Seeing Past Z, Singapore, and what a difference time makes

Thursday, July 22, 2010

Earlier today, while I was crawling my way back onto my feet, I was stopped by a letter originating in Singapore and come to me by way of W.W. Norton, New York City.  A handwritten, many-paged letter from a certain G, who was writing to tell me, among other things, that she had found my fourth book, Seeing Past Z:  Nurturing the Imagination in a Fast-Forward World, "at the corner of the library where suggested readings and new arrivals are placed—a very prominent place where every visitor would or could see." G went on, then, to tell me her story, about finding faith in the imagination within a country intensely focused on banking and finance.  It is G's story, and I shall not repeat it.  But I kept returning to the impossibility of this little book having made its way across the seas. 

How?

When I published Z with Alane Mason in 2004, we were both swimming upstream, and we knew it.  I was writing about the importance of free time in an era when most children had anything but—when resumes were being finessed at five, and when intra-kid competition ruled (there is only ever number one).  I was writing about the aspiring writers who wrote poems with me or talked Jack London with me or dared each other to listen well to scene-inspiring music.  I was writing about "wisdom over winning," about "contentment over credentials, imagination over conquest, the idiosyncratic point of view over the standard-issue one."

I was writing, it must be said, unpopularly.  I was, among some, considered foolish.

Slow parenting has ebbed in since.  Po Bronson and Ashley Merryman have written, as recently as last week, a Newsweek cover story entitled "The Creativity Crisis."  Many parents have at last taken their kids off the fast track so that the kids could leave tracks of their own.

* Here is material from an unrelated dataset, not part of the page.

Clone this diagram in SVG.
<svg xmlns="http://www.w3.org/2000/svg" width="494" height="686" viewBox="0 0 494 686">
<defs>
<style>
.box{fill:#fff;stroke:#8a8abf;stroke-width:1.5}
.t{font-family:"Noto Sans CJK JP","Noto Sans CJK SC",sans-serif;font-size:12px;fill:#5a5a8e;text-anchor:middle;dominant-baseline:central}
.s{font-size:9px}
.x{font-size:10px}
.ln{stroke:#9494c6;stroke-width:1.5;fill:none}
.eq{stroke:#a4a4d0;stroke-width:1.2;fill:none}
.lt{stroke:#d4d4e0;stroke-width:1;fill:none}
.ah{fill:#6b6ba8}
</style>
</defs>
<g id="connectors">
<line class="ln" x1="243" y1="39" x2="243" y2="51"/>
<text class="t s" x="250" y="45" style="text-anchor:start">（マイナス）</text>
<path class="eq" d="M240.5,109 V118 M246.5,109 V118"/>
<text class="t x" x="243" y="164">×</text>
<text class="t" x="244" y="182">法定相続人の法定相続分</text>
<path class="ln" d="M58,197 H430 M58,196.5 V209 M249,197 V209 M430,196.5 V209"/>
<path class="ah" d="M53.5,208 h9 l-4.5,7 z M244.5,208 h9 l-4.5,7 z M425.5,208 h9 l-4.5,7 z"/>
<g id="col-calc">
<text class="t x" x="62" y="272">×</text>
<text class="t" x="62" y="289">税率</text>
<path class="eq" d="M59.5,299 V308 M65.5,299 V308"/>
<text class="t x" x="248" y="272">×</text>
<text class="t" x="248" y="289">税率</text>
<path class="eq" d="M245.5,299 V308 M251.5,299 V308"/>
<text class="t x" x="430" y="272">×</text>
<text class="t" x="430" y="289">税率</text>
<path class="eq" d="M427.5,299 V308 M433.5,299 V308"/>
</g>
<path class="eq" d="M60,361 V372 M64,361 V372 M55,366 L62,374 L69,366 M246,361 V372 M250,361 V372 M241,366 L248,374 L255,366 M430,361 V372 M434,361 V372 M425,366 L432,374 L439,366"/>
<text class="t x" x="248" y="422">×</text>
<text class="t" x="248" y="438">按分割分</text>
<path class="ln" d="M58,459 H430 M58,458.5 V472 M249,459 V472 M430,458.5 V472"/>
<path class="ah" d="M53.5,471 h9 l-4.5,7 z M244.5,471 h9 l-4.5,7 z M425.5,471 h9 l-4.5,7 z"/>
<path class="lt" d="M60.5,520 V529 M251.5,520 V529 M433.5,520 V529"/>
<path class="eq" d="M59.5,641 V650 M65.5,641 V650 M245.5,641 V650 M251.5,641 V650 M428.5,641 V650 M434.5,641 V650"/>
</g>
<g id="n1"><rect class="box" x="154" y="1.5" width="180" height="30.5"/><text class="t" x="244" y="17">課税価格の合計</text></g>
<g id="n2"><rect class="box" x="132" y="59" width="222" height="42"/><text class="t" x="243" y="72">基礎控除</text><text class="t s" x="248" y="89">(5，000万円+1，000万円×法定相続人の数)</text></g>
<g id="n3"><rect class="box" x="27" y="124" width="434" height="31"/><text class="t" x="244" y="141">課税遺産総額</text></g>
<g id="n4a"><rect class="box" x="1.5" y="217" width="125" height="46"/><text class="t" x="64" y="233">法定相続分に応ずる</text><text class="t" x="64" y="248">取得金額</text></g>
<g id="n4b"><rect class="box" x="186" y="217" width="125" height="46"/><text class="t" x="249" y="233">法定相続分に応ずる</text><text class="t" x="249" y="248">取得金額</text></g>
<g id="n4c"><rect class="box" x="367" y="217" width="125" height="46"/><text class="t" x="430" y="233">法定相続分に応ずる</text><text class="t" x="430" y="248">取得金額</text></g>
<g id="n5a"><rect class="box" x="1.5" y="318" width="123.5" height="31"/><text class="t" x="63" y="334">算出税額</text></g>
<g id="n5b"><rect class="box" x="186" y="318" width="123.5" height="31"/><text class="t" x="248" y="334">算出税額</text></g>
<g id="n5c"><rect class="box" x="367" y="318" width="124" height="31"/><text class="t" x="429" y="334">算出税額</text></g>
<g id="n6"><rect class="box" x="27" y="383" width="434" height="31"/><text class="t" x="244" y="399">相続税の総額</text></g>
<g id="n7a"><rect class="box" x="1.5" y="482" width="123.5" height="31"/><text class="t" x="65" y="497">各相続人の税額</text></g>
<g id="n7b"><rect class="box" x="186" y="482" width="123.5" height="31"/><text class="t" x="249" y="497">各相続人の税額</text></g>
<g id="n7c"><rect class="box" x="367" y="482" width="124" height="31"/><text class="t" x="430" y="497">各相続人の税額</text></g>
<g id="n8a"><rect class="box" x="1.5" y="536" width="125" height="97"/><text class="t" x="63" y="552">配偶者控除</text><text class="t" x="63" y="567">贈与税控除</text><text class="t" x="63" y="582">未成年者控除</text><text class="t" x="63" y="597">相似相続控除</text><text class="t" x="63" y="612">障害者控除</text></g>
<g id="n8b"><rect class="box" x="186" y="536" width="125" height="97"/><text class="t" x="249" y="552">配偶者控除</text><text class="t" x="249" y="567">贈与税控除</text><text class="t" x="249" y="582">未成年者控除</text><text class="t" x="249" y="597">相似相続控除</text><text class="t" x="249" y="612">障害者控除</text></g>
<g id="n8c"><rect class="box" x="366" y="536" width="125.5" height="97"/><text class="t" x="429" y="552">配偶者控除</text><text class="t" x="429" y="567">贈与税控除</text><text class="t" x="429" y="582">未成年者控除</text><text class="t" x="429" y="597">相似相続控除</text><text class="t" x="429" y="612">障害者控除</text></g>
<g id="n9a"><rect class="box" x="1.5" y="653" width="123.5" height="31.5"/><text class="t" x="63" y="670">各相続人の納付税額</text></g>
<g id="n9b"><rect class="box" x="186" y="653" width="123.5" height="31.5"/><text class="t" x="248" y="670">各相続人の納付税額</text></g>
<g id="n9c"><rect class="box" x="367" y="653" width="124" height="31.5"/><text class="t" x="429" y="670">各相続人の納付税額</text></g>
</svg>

It is six years and eight books later.  It is me, perpetually ahead of or behind the times, not grabbing headlines, not riding the trend waves, watching books I have loved go remaindered.  It is also, today, G, in a blue-ink letter, on black-lined paper—G from Singapore saying this:  Your words have found their home.

6 comments:

Holly said...

oh, this is so wonderful!

Kelly H-Y said...

How amazing. I must read your '...Z' book, it sounds right up the alley of what we've been talking about with a few of the other parents on my son's sports teams. It seems so many have lost track of giving 'free time' to their children ... they're hiring personal coaches for the poor things, so they're burned out before they're even in high school. And, for those of us who don't agree with the approach, it's a delicate balance when our child may be on the same team as others in that situation. So very fascinating!

Maya Ganesan said...

That's absolutely wonderful, to get that kind of letter so many years later. It's good to know that there are people out there who appreciate you, whether you know it or not :)

Becca said...

"Slow parenting"...I didn't know there was a name for it, way back in the early 1980's when I eschewed the burgeoning fast track that my son's little friends were setting out on. I'm only glad I have the memories of his hours at home writing stories and making movies and drawing pictures - spending hours of time growing his imagination.

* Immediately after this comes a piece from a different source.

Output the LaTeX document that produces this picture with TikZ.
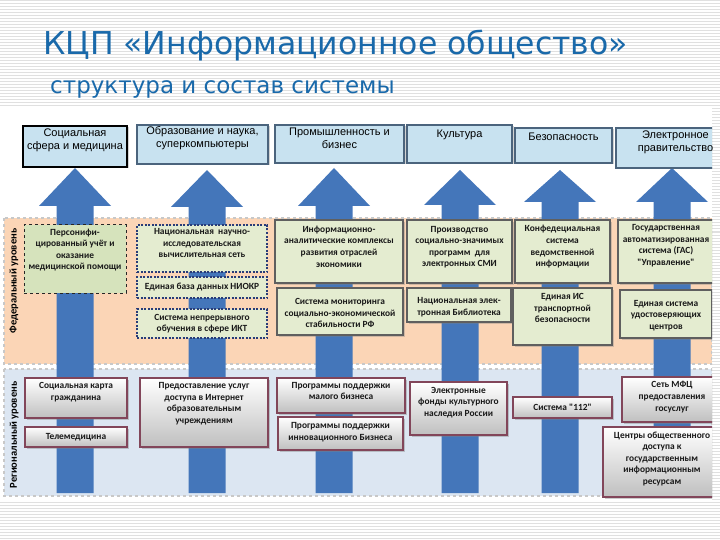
\documentclass[tikz,border=0pt]{standalone}
\usepackage{fontspec}
\setmainfont{Liberation Sans}
\newfontfamily\titlefont{DejaVu Sans}
\newfontfamily\boxfont{Carlito}
\usetikzlibrary{shadows}
\definecolor{titleblue}{RGB}{25,105,170}
\definecolor{arrowblue}{RGB}{68,118,186}
\definecolor{fedband}{RGB}{251,213,182}
\definecolor{regband}{RGB}{220,230,242}
\definecolor{topfill}{RGB}{200,226,240}
\definecolor{topline}{RGB}{75,100,125}
\definecolor{fedfill}{RGB}{228,236,208}
\definecolor{fedfillg}{RGB}{214,227,188}
\definecolor{fedline}{RGB}{95,95,95}
\definecolor{fedblue}{RGB}{40,60,120}
\definecolor{regline}{RGB}{130,70,90}
\definecolor{stripe}{RGB}{224,224,224}
\definecolor{bandline}{RGB}{200,200,200}
\tikzset{
  topbox/.style={draw=topline, line width=1.5pt, fill=topfill,
    drop shadow={shadow xshift=1.5pt, shadow yshift=-1.5pt, opacity=0.35}},
  fedsolid/.style={draw=fedline, line width=1.5pt, fill=fedfill,
    drop shadow={shadow xshift=2pt, shadow yshift=-2pt, opacity=0.35}},
  feddash/.style={draw=black!85, dashed, line width=1pt, fill=fedfillg},
  feddot/.style={draw=fedblue, dash pattern=on 2pt off 1.5pt, line width=1.2pt, fill=fedfill},
  regbox/.style={draw=regline, line width=1.3pt, top color=white, bottom color=black!25,
    drop shadow={shadow xshift=2pt, shadow yshift=-2pt, opacity=0.4}},
  toptext/.style={font=\fontsize{11}{13}\selectfont, align=center, inner sep=0pt, anchor=north},
  boxtext/.style={font=\boxfont\bfseries\fontsize{9.4}{11.6}\selectfont, align=center, inner sep=0pt, anchor=north, text=black!90},
  arrowfill/.style={fill=arrowblue},
  band/.style={draw=bandline, dashed, line width=1.5pt},
  levellabel/.style={font=\boxfont\bfseries\fontsize{10.5}{11}\selectfont, rotate=90, inner sep=0pt}
}
\begin{document}
\begin{tikzpicture}[x=1pt,y=-1pt]
\useasboundingbox (0,0) rectangle (720,540);
% striped background
\fill[white] (0,0) rectangle (720,540);
\foreach \yy in {1,4,...,539} \draw[stripe, line width=1pt] (0,\yy) -- (720,\yy);
\fill[white] (0,107) rectangle (712,500);
% title
\node[anchor=base west, text=titleblue, font=\titlefont\fontsize{31.5}{36}\selectfont, inner sep=0pt] (title) at (43,55) {КЦП «Информационное общество»};
\node[anchor=base west, text=titleblue, font=\titlefont\fontsize{23}{26}\selectfont, inner sep=0pt] (subtitle) at (50,94) {структура и состав системы};
\begin{scope}
\clip (0,100) rectangle (712,500);
% bands
\path[band, fill=fedband] (4,218) rectangle (712,364);
\path[band, fill=regband] (4,369) rectangle (712,496);
% arrows
\foreach \cx/\tip/\base in {75/168/206, 207/170/207, 334/168/206, 460/170/205, 560/170/202, 672/168/202}{
  \fill[arrowfill] (\cx,\tip) -- (\cx+36,\base) -- (\cx+18.5,\base) -- (\cx+18.5,493)
     -- (\cx-18.5,493) -- (\cx-18.5,\base) -- (\cx-36,\base) -- cycle;
}
% top boxes
\node[topbox, draw=black, minimum width=104pt, minimum height=41pt] (t1) at (75,146.5) {};
\node[topbox, minimum width=131pt, minimum height=39pt] (t2) at (202.5,144.5) {};
\node[topbox, minimum width=129pt, minimum height=38pt] (t3) at (339.5,144) {};
\node[topbox, minimum width=105pt, minimum height=38pt] (t4) at (459.5,144) {};
\node[topbox, minimum width=97pt, minimum height=35pt] (t5) at (563.5,145.5) {};
\node[topbox, minimum width=119pt, minimum height=40pt] (t6) at (675.5,148) {};
\node[toptext] (t1l) at ([yshift=-3pt]t1.north) {Социальная\\сфера и медицина};
\node[toptext] (t2l) at ([yshift=-2pt]t2.north) {Образование и наука,\\суперкомпьютеры};
\node[toptext] (t3l) at ([yshift=-3pt]t3.north) {Промышленность и\\бизнес};
\node[toptext] (t4l) at ([yshift=-5pt]t4.north) {Культура};
\node[toptext] (t5l) at ([yshift=-5pt]t5.north) {Безопасность};
\node[toptext] (t6l) at ([yshift=-3pt]t6.north) {Электронное\\правительство};
% federal boxes
\node[feddash, minimum width=102pt, minimum height=68pt] (f1) at (75,259) {};
\node[feddot, minimum width=130pt, minimum height=47pt] (f2a) at (202,248.5) {};
\node[feddot, minimum width=130pt, minimum height=21pt] (f2b) at (202,287.5) {};
\node[feddot, minimum width=130pt, minimum height=29pt] (f2c) at (202,323.5) {};
\node[fedsolid, minimum width=128pt, minimum height=63pt] (f3a) at (339,251.5) {};
\node[fedsolid, minimum width=126pt, minimum height=47pt] (f3b) at (340,311.5) {};
\node[fedsolid, minimum width=105pt, minimum height=63pt] (f4a) at (459.5,251.5) {};
\node[fedsolid, minimum width=104pt, minimum height=34pt] (f4b) at (459,305) {};
\node[fedsolid, minimum width=95pt, minimum height=63pt] (f5a) at (562.5,251.5) {};
\node[fedsolid, minimum width=99pt, minimum height=57pt] (f5b) at (562.5,316.5) {};
\node[fedsolid, minimum width=96pt, minimum height=63pt] (f6a) at (666,251.5) {};
\node[fedsolid, minimum width=92pt, minimum height=48pt] (f6b) at (666,314) {};
\node[boxtext] (f1l) at ([yshift=-4pt]f1.north) {Персонифи-\\цированный учёт и\\оказание\\медицинской помощи};
\node[boxtext] (f2al) at ([yshift=-4pt]f2a.north) {Национальная\ \ научно-\\исследовательская\\вычислительная сеть};
\node[boxtext, anchor=center] (f2bl) at (f2b.center) {Единая база данных НИОКР};
\node[boxtext, anchor=center] (f2cl) at (f2c.center) {Система непрерывного\\обучения в сфере ИКТ};
\node[boxtext] (f3al) at ([yshift=-6.5pt]f3a.north) {Информационно-\\аналитические комплексы\\развития отраслей\\экономики};
\node[boxtext, anchor=center] (f3bl) at ([yshift=-1.5pt]f3b.center) {Система мониторинга\\социально-экономической\\стабильности РФ};
\node[boxtext] (f4al) at ([yshift=-6.5pt]f4a.north) {Производство\\социально-значимых\\программ\ \ для\\электронных СМИ};
\node[boxtext, anchor=center] (f4bl) at ([yshift=-2pt]f4b.center) {Национальная элек-\\тронная Библиотека};
\node[boxtext] (f5al) at ([yshift=-6pt]f5a.north) {Конфедециальная\\система\\ведомственной\\информации};
\node[boxtext] (f5bl) at ([yshift=-6pt]f5b.north) {Единая ИС\\транспортной\\безопасности};
\node[boxtext] (f6al) at ([yshift=-5pt]f6a.north) {Государственная\\автоматизированная\\система (ГАС)\\"Управление"};
\node[boxtext, anchor=center] (f6bl) at ([yshift=-1.5pt]f6b.center) {Единая система\\удостоверяющих\\центров};
% regional boxes
\node[regbox, minimum width=102pt, minimum height=40pt] (r1a) at (76,398) {};
\node[regbox, minimum width=102pt, minimum height=20pt] (r1b) at (76,437) {};
\node[regbox, minimum width=128pt, minimum height=69pt] (r2) at (204,412.5) {};
\node[regbox, minimum width=128pt, minimum height=35pt] (r3a) at (341,395.5) {};
\node[regbox, minimum width=125pt, minimum height=33pt] (r3b) at (340.5,433.5) {};
\node[regbox, minimum width=97pt, minimum height=53pt] (r4) at (458.5,408.5) {};
\node[regbox, minimum width=99pt, minimum height=21pt] (r5) at (562.5,407.5) {};
\node[regbox, minimum width=100pt, minimum height=45pt] (r6a) at (672,399.5) {};
\node[regbox, minimum width=118pt, minimum height=70pt] (r6b) at (662,462) {};
\node[boxtext] (r1al) at ([yshift=-5pt]r1a.north) {Социальная карта\\гражданина};
\node[boxtext, anchor=center] (r1bl) at (r1b.center) {Телемедицина};
\node[boxtext] (r2l) at ([yshift=-5pt]r2.north) {Предоставление услуг\\доступа в Интернет\\образовательным\\учреждениям};
\node[boxtext] (r3al) at ([yshift=-4.5pt]r3a.north) {Программы поддержки\\малого бизнеса};
\node[boxtext] (r3bl) at ([yshift=-6pt]r3b.north) {Программы поддержки\\инновационного Бизнеса};
\node[boxtext] (r4l) at ([yshift=-5.5pt]r4.north) {Электронные\\фонды культурного\\наследия России};
\node[boxtext, anchor=center] (r5l) at (r5.center) {Система "112"};
\node[boxtext] (r6al) at ([yshift=-5pt]r6a.north) {Сеть МФЦ\\предоставления\\госуслуг};
\node[boxtext] (r6bl) at ([yshift=-5pt]r6b.north) {Центры общественного\\доступа к\\государственным\\информационным\\ресурсам};
% level labels
\node[levellabel] (fedlab) at (14,281) {Федеральный уровень};
\node[levellabel] (reglab) at (14,435) {Региональный уровень};
\end{scope}
\end{tikzpicture}
\end{document}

How wonderful that your words of wisdom are making their way into other cultures.

Anonymous said...

That's beautiful, Beth. And exciting--to know your words are appreciated and read that far away. Things that are extremely popular generally reflect the current wisdom. That which increases wisdom takes time to become known and longer to become a part of the fabric of "common" sense.

Beth F said...

Wow. This is one of my biggest gripes of kids today -- so much regulation and pressure. What happened to being shooed outside to play? Yeah, I'm just that old.